**Task:** Reproduce the listing below without changes, except that pictures are left out.
-------- Data lines --------
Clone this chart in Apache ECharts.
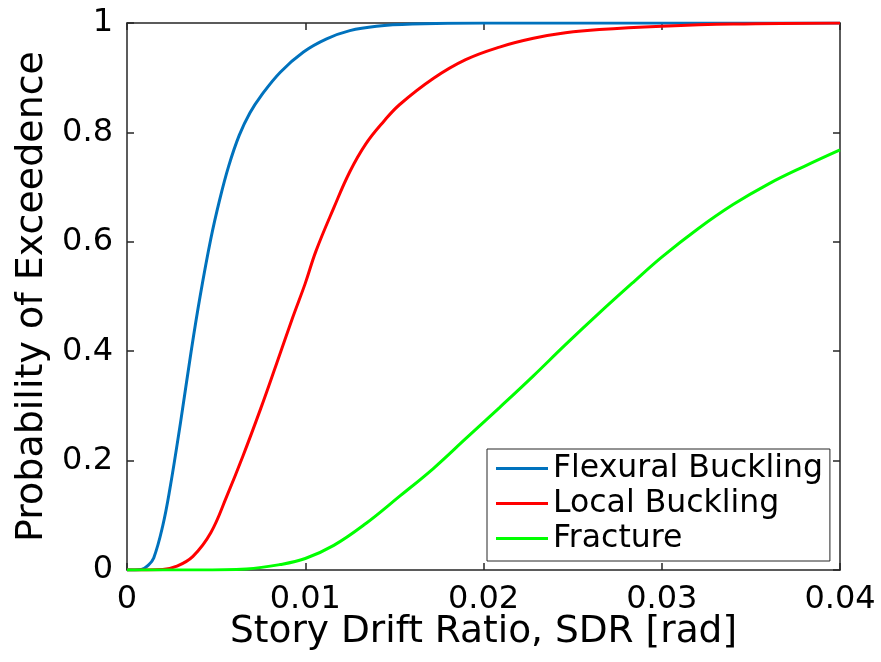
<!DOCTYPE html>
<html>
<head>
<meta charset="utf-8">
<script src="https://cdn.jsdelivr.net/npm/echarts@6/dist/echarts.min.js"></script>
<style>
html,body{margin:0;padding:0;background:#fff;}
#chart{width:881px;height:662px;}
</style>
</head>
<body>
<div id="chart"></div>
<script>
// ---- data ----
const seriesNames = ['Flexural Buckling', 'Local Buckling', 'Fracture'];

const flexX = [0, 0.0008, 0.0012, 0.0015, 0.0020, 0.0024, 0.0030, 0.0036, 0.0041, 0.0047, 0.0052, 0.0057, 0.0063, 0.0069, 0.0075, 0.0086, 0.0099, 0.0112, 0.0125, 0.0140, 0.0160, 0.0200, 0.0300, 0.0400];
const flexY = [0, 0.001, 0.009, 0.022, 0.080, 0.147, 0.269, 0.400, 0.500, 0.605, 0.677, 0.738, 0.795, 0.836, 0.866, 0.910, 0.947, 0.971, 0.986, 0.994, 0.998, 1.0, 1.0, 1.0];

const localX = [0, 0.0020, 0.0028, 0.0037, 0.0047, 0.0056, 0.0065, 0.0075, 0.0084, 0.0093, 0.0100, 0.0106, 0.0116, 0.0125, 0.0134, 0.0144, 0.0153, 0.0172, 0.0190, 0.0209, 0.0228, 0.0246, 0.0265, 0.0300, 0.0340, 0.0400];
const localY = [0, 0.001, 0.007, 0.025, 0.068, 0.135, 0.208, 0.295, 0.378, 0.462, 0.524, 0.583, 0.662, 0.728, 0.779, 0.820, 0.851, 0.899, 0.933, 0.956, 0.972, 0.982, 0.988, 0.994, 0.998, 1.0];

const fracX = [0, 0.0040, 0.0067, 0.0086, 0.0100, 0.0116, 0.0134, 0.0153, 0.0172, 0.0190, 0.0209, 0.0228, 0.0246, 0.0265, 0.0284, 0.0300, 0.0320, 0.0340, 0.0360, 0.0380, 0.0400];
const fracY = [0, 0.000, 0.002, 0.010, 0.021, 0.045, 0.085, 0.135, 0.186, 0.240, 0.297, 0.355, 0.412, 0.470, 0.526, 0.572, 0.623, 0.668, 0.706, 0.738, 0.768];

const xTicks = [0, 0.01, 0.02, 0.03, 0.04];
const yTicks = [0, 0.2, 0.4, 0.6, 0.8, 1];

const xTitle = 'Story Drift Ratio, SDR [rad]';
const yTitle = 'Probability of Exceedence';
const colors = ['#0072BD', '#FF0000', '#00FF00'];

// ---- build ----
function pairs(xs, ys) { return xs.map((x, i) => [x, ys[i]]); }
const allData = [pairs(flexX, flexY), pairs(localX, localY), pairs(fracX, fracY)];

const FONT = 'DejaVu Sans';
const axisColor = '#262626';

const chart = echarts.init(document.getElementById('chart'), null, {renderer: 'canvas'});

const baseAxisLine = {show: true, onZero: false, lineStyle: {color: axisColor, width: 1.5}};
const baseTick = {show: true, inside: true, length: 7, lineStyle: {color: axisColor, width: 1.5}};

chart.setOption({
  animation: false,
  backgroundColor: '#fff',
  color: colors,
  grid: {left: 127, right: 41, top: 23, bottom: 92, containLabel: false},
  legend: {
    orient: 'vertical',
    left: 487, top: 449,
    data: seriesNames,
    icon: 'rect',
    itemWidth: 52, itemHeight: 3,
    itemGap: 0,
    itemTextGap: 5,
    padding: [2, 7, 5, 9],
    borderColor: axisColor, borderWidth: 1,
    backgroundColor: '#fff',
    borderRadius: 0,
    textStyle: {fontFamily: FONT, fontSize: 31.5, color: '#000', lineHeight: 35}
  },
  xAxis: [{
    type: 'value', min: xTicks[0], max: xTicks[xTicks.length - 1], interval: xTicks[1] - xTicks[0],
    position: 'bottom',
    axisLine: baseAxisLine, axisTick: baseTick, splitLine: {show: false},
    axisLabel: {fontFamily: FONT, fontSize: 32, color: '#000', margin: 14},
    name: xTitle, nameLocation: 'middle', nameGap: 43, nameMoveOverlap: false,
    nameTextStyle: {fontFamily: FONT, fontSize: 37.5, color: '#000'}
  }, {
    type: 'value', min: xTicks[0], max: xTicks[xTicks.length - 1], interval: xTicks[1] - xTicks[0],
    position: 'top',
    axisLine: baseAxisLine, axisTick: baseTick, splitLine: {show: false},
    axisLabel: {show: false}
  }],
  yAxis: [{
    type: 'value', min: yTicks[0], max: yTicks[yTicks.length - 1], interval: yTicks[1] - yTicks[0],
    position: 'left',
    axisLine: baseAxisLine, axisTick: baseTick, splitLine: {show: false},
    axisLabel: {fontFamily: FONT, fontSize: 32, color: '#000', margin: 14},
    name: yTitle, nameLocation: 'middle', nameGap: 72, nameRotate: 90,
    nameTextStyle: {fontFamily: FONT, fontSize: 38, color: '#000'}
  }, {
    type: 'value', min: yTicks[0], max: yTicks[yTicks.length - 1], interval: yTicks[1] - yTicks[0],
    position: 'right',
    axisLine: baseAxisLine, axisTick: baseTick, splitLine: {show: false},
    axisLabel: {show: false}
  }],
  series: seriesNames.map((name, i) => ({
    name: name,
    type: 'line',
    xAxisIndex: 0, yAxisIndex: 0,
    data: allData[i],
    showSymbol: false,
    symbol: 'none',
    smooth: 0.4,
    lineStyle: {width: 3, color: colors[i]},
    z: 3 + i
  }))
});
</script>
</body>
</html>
--------
**Response for this exercise:**
Clone this chart in Apache ECharts.
<!DOCTYPE html>
<html>
<head>
<meta charset="utf-8">
<script src="https://cdn.jsdelivr.net/npm/echarts@6/dist/echarts.min.js"></script>
<style>
html,body{margin:0;padding:0;background:#fff;}
#chart{width:881px;height:662px;}
</style>
</head>
<body>
<div id="chart"></div>
<script>
// ---- data ----
const seriesNames = ['Flexural Buckling', 'Local Buckling', 'Fracture'];

const flexX = [0, 0.0008, 0.0012, 0.0015, 0.0020, 0.0024, 0.0030, 0.0036, 0.0041, 0.0047, 0.0052, 0.0057, 0.0063, 0.0069, 0.0075, 0.0086, 0.0099, 0.0112, 0.0125, 0.0140, 0.0160, 0.0200, 0.0300, 0.0400];
const flexY = [0, 0.001, 0.009, 0.022, 0.080, 0.147, 0.269, 0.400, 0.500, 0.605, 0.677, 0.738, 0.795, 0.836, 0.866, 0.910, 0.947, 0.971, 0.986, 0.994, 0.998, 1.0, 1.0, 1.0];

const localX = [0, 0.0020, 0.0028, 0.0037, 0.0047, 0.0056, 0.0065, 0.0075, 0.0084, 0.0093, 0.0100, 0.0106, 0.0116, 0.0125, 0.0134, 0.0144, 0.0153, 0.0172, 0.0190, 0.0209, 0.0228, 0.0246, 0.0265, 0.0300, 0.0340, 0.0400];
const localY = [0, 0.001, 0.007, 0.025, 0.068, 0.135, 0.208, 0.295, 0.378, 0.462, 0.524, 0.583, 0.662, 0.728, 0.779, 0.820, 0.851, 0.899, 0.933, 0.956, 0.972, 0.982, 0.988, 0.994, 0.998, 1.0];

const fracX = [0, 0.0040, 0.0067, 0.0086, 0.0100, 0.0116, 0.0134, 0.0153, 0.0172, 0.0190, 0.0209, 0.0228, 0.0246, 0.0265, 0.0284, 0.0300, 0.0320, 0.0340, 0.0360, 0.0380, 0.0400];
const fracY = [0, 0.000, 0.002, 0.010, 0.021, 0.045, 0.085, 0.135, 0.186, 0.240, 0.297, 0.355, 0.412, 0.470, 0.526, 0.572, 0.623, 0.668, 0.706, 0.738, 0.768];

const xTicks = [0, 0.01, 0.02, 0.03, 0.04];
const yTicks = [0, 0.2, 0.4, 0.6, 0.8, 1];

const xTitle = 'Story Drift Ratio, SDR [rad]';
const yTitle = 'Probability of Exceedence';
const colors = ['#0072BD', '#FF0000', '#00FF00'];

// ---- build ----
function pairs(xs, ys) { return xs.map((x, i) => [x, ys[i]]); }
const allData = [pairs(flexX, flexY), pairs(localX, localY), pairs(fracX, fracY)];

const FONT = 'DejaVu Sans';
const axisColor = '#262626';

const chart = echarts.init(document.getElementById('chart'), null, {renderer: 'canvas'});

const baseAxisLine = {show: true, onZero: false, lineStyle: {color: axisColor, width: 1.5}};
const baseTick = {show: true, inside: true, length: 7, lineStyle: {color: axisColor, width: 1.5}};

chart.setOption({
  animation: false,
  backgroundColor: '#fff',
  color: colors,
  grid: {left: 127, right: 41, top: 23, bottom: 92, containLabel: false},
  legend: {
    orient: 'vertical',
    left: 487, top: 449,
    data: seriesNames,
    icon: 'rect',
    itemWidth: 52, itemHeight: 3,
    itemGap: 0,
    itemTextGap: 5,
    padding: [2, 7, 5, 9],
    borderColor: axisColor, borderWidth: 1,
    backgroundColor: '#fff',
    borderRadius: 0,
    textStyle: {fontFamily: FONT, fontSize: 31.5, color: '#000', lineHeight: 35}
  },
  xAxis: [{
    type: 'value', min: xTicks[0], max: xTicks[xTicks.length - 1], interval: xTicks[1] - xTicks[0],
    position: 'bottom',
    axisLine: baseAxisLine, axisTick: baseTick, splitLine: {show: false},
    axisLabel: {fontFamily: FONT, fontSize: 32, color: '#000', margin: 14},
    name: xTitle, nameLocation: 'middle', nameGap: 43, nameMoveOverlap: false,
    nameTextStyle: {fontFamily: FONT, fontSize: 37.5, color: '#000'}
  }, {
    type: 'value', min: xTicks[0], max: xTicks[xTicks.length - 1], interval: xTicks[1] - xTicks[0],
    position: 'top',
    axisLine: baseAxisLine, axisTick: baseTick, splitLine: {show: false},
    axisLabel: {show: false}
  }],
  yAxis: [{
    type: 'value', min: yTicks[0], max: yTicks[yTicks.length - 1], interval: yTicks[1] - yTicks[0],
    position: 'left',
    axisLine: baseAxisLine, axisTick: baseTick, splitLine: {show: false},
    axisLabel: {fontFamily: FONT, fontSize: 32, color: '#000', margin: 14},
    name: yTitle, nameLocation: 'middle', nameGap: 72, nameRotate: 90,
    nameTextStyle: {fontFamily: FONT, fontSize: 38, color: '#000'}
  }, {
    type: 'value', min: yTicks[0], max: yTicks[yTicks.length - 1], interval: yTicks[1] - yTicks[0],
    position: 'right',
    axisLine: baseAxisLine, axisTick: baseTick, splitLine: {show: false},
    axisLabel: {show: false}
  }],
  series: seriesNames.map((name, i) => ({
    name: name,
    type: 'line',
    xAxisIndex: 0, yAxisIndex: 0,
    data: allData[i],
    showSymbol: false,
    symbol: 'none',
    smooth: 0.4,
    lineStyle: {width: 3, color: colors[i]},
    z: 3 + i
  }))
});
</script>
</body>
</html>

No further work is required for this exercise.